I would say that in our society, health tends to be associated with goodness, virtue, and success and illness with vice and failure. I always prided myself with “never” being sick, always refusing the flu vaccine because my immune system was so strong – and now, my falling hair threatens to send me on the vice and failure side, on the “sick” and “ill” side. The idea of being bald makes me sick to my stomach. Every time I think about it, I step on a landmine and catch myself in an uncontrollable sob. Cancer strips you of your identity and gives you another one – one that you don’t want, one of a “patient”, “someone who is sick”, a “thriver”, a “fighter”, or a “previver”. That is not me and not who I want to be but I have no choice, I am and I have to be. I keep reminding myself that people will see me the way I project myself onto them and this is where I need to make peace with having no hair and find a way to use it as a strength, not as a weakness.

My husband was actually able to make me laugh about this (big exploit!). He brought up my sister who shaved her head in my honor and will have to deal with people’s comments. I responded that it was easy for her because all she has to say is “it’s not me, it’s my sister” and my dear loving hubby just replied “well when people make a comment just tell them it’s not you, it’s your sister” lol – why not?  Love you Fré xxx


3 thoughts on “The Stigma of Cancer

  1. Cancer, regardless of the type, should not be thought of as a dirty little secret. In fact it isn’t a secret at all. It is the worst thing that plagues our society and you are not alone. Many of the people you know, unfortunately, probably already have it and don’t even know it. Please don’t feel you have to hide the fact that you have cancer. Don’t live in shame. Your hair may be falling out, but you are winning! Celebrate those incredible numbers and focus on “NED!”

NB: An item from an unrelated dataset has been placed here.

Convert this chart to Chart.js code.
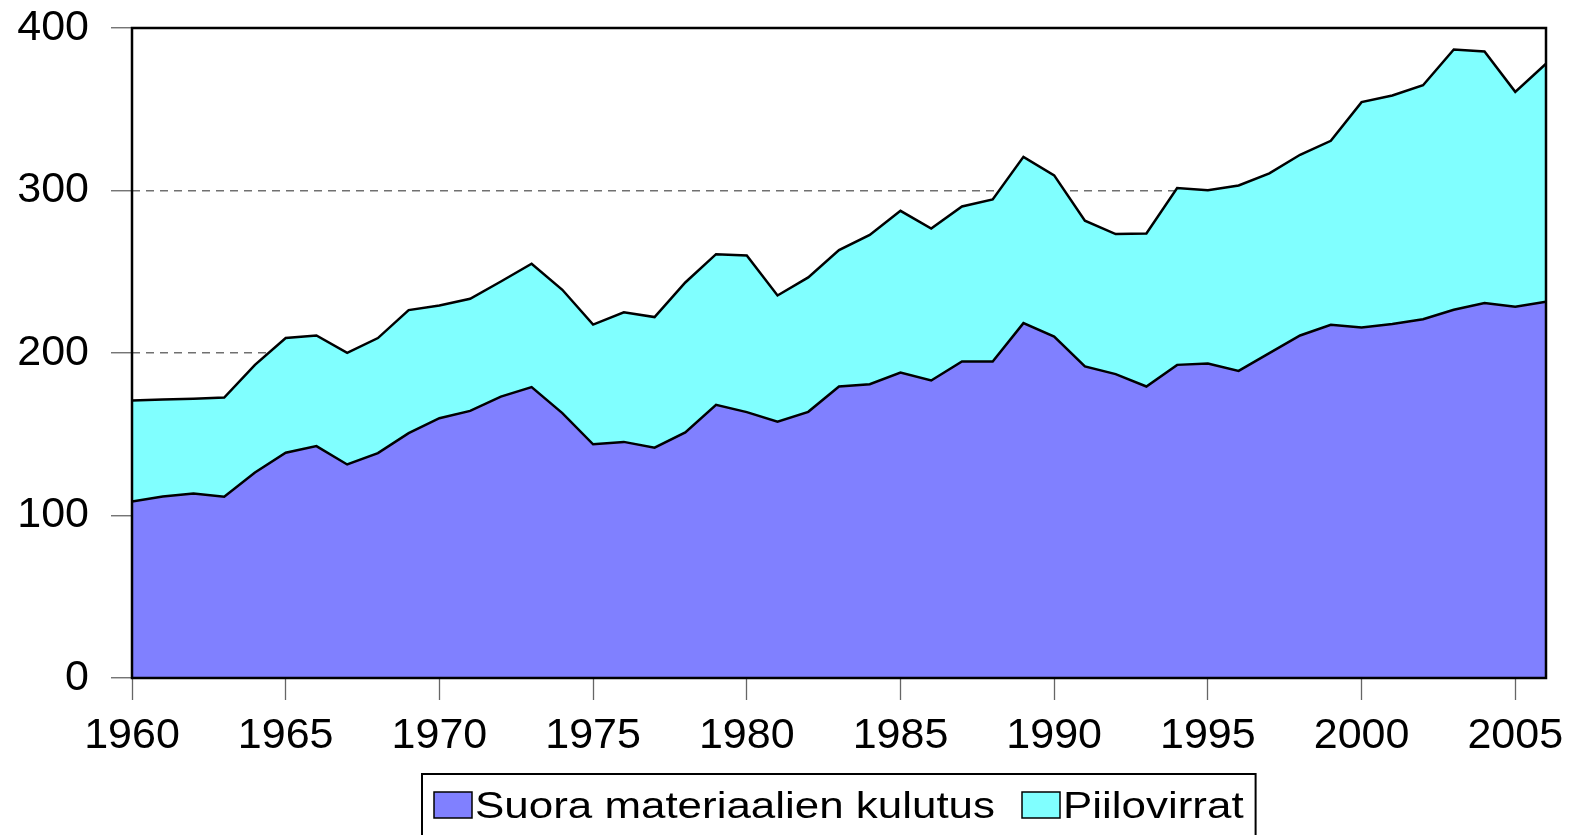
<!DOCTYPE html>
<html>
<head>
<meta charset="utf-8">
<script src="https://cdn.jsdelivr.net/npm/chart.js@4"></script>
<style>
  html, body { margin: 0; padding: 0; background: #fff; }
  #wrap { width: 1570px; height: 835px; position: relative; }
</style>
</head>
<body>
<div id="wrap"><canvas id="mat-chart"></canvas></div>
<script>
// vuodet 1960-2006
const years = [
    1960, 1961, 1962, 1963, 1964, 1965, 1966, 1967, 1968, 1969,
    1970, 1971, 1972, 1973, 1974, 1975, 1976, 1977, 1978, 1979,
    1980, 1981, 1982, 1983, 1984, 1985, 1986, 1987, 1988, 1989,
    1990, 1991, 1992, 1993, 1994, 1995, 1996, 1997, 1998, 1999,
    2000, 2001, 2002, 2003, 2004, 2005, 2006
];
const suoraKulutus = [
    108.6, 111.7, 113.5, 111.5, 126.5, 138.6, 142.7, 131.4, 138.4, 150.7,
    159.9, 164.4, 173.2, 179.0, 163.0, 143.8, 145.3, 141.7, 151.1, 168.1,
    163.6, 157.8, 163.8, 179.4, 180.8, 188.0, 183.1, 194.8, 194.8, 218.4,
    210.1, 191.7, 187.0, 179.4, 192.7, 193.5, 189.0, 199.9, 210.8, 217.4,
    215.7, 217.8, 220.8, 226.6, 230.7, 228.4, 231.5
];
const piilovirrat = [
    62.2, 59.7, 58.3, 61.1, 66.2, 70.6, 68.1, 68.7, 70.8, 75.7,
    69.3, 69.0, 70.8, 75.9, 75.9, 73.7, 79.7, 80.4, 92.3, 92.7,
    96.4, 77.6, 82.7, 83.9, 91.9, 99.5, 93.5, 95.4, 99.7, 102.3,
    99.2, 89.7, 86.2, 94.2, 108.8, 106.7, 114.1, 110.6, 111.2, 113.2,
    138.7, 140.7, 144.0, 160.2, 154.9, 132.3, 146.5
];
const xTicks = [1960, 1965, 1970, 1975, 1980, 1985, 1990, 1995, 2000, 2005];
const yTicks = [0, 100, 200, 300, 400];
const seriesNames = ['Suora materiaalien kulutus', 'Piilovirrat'];
const seriesColors = ['#8080ff', '#80ffff'];

const FONT = '"Liberation Sans", Arial, sans-serif';

const toPoints = vals => years.map((yr, i) => ({ x: yr, y: vals[i] }));

// kehys kuvaajan ympäri
const frame = {
    id: 'frame',
    afterDatasetsDraw(chart) {
        const a = chart.chartArea, ctx = chart.ctx;
        ctx.save();
        ctx.strokeStyle = '#000';
        ctx.lineWidth = 2.5;
        ctx.strokeRect(a.left, a.top, a.right - a.left, a.bottom - a.top);
        ctx.restore();
    }
};

// selite laatikossa, alhaalla keskellä (teksti hieman leveämpää kuin fontti)
const boxLegend = {
    id: 'boxLegend',
    afterDraw(chart) {
        const ctx = chart.ctx, a = chart.chartArea;
        ctx.save();
        ctx.font = '36px ' + FONT;
        const sx = 1.22;
        const sw = 38, sh = 26, gap = 3, spacing = 27, pad = 12;
        const widths = seriesNames.map(n => ctx.measureText(n).width * sx);
        let total = pad * 2 + spacing * (seriesNames.length - 1);
        widths.forEach(w => { total += sw + gap + w; });
        const left = Math.round((a.left + a.right) / 2 - total / 2);
        const top = 774;
        ctx.strokeStyle = '#000';
        ctx.lineWidth = 2;
        ctx.strokeRect(left, top, total, 70);
        let x = left + pad;
        seriesNames.forEach((n, i) => {
            ctx.fillStyle = seriesColors[i];
            ctx.fillRect(x, 792, sw, sh);
            ctx.lineWidth = 1.5;
            ctx.strokeRect(x, 792, sw, sh);
            ctx.fillStyle = '#000';
            ctx.textBaseline = 'alphabetic';
            ctx.save();
            ctx.translate(x + sw + gap, 818);
            ctx.scale(sx, 1);
            ctx.fillText(n, 0, 0);
            ctx.restore();
            x += sw + gap + widths[i] + spacing;
        });
        ctx.restore();
    }
};

new Chart(document.getElementById('mat-chart'), {
    type: 'line',
    data: {
        datasets: [
            {
                label: seriesNames[0],
                data: toPoints(suoraKulutus),
                backgroundColor: seriesColors[0],
                borderColor: '#000',
                borderWidth: 2.5,
                fill: 'origin',
                pointRadius: 0,
                tension: 0
            },
            {
                label: seriesNames[1],
                data: toPoints(piilovirrat),
                backgroundColor: seriesColors[1],
                borderColor: '#000',
                borderWidth: 2.5,
                fill: '-1',
                pointRadius: 0,
                tension: 0
            }
        ]
    },
    options: {
        responsive: true,
        maintainAspectRatio: false,
        animation: false,
        layout: { padding: { left: 0, right: 24, top: 28, bottom: 0 } },
        plugins: {
            legend: { display: false },
            title: { display: false },
            tooltip: { enabled: false }
        },
        scales: {
            x: {
                type: 'linear',
                min: 1960,
                max: 2006,
                afterBuildTicks: s => { s.ticks = xTicks.map(v => ({ value: v })); },
                afterFit: s => {
                    s.height = 157;
                    s.paddingLeft = 0; s.paddingRight = 0;
                },
                grid: { drawOnChartArea: false, drawTicks: true, tickLength: 22, tickColor: '#666', tickWidth: 1.3 },
                border: { display: false },
                ticks: {
                    color: '#000',
                    font: { family: FONT, size: 43 },
                    padding: 10,
                    maxRotation: 0,
                    autoSkip: false,
                    callback: v => String(v)
                }
            },
            y: {
                stacked: true,
                min: 0,
                max: 400,
                afterBuildTicks: s => { s.ticks = yTicks.map(v => ({ value: v })); },
                afterFit: s => {
                    s.width = 132;
                    s.paddingTop = 0; s.paddingBottom = 0;
                },
                grid: { color: '#707070', lineWidth: 1.5, tickLength: 21, tickColor: '#666', tickWidth: 1.3 },
                border: { display: false, dash: [8, 6] },
                ticks: {
                    color: '#000',
                    font: { family: FONT, size: 43 },
                    padding: 22
                }
            }
        }
    },
    plugins: [frame, boxLegend]
});
</script>
</body>
</html>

  2. Le cancer, la perte des cheveux, font certes partie de ta vie maintenant (temporairement, on s’entend!)… Mais, ton identité profonde, ton âme, tes désirs, sont bien là, en toi, prêts à rejaillir. Je les sens, je les entends, dans tes fabuleux écrits. J’aime te découvrir dans ta vulnérabilité, belle Rachel! Je te souhaite de poursuivre avec autant d’honnêteté, de compassion envers toi-même et de courage, cette exploration intérieure, au-delà des stigmates comme tu les nommes ci bien. J’aime à me rappeler les sages paroles de Pierro : peu importe que tu perdes tes cheveux, moi je sais qui tu es, à l’intérieur. Pour toi qui m’as fait découvrir Françoise Dolto durant nos études universitaires, je me dis que dans ces moments où tu souffres du regard que les autres peuvent porter sur toi, tu peux toujours te rappeler cette parole vraie, de Pierro. Et le beau fou-rire partagé avec colorful Sebas, qui fait oublier le desaster ;-). Bisous du Québec automnal, plein de couleurs et de fraîcheur! Tu me manques! Annie xxx

  3. Rachel I’m sitting here reading this and had to share with Ron. You made both of us laugh out loud. I think that is a perfect response.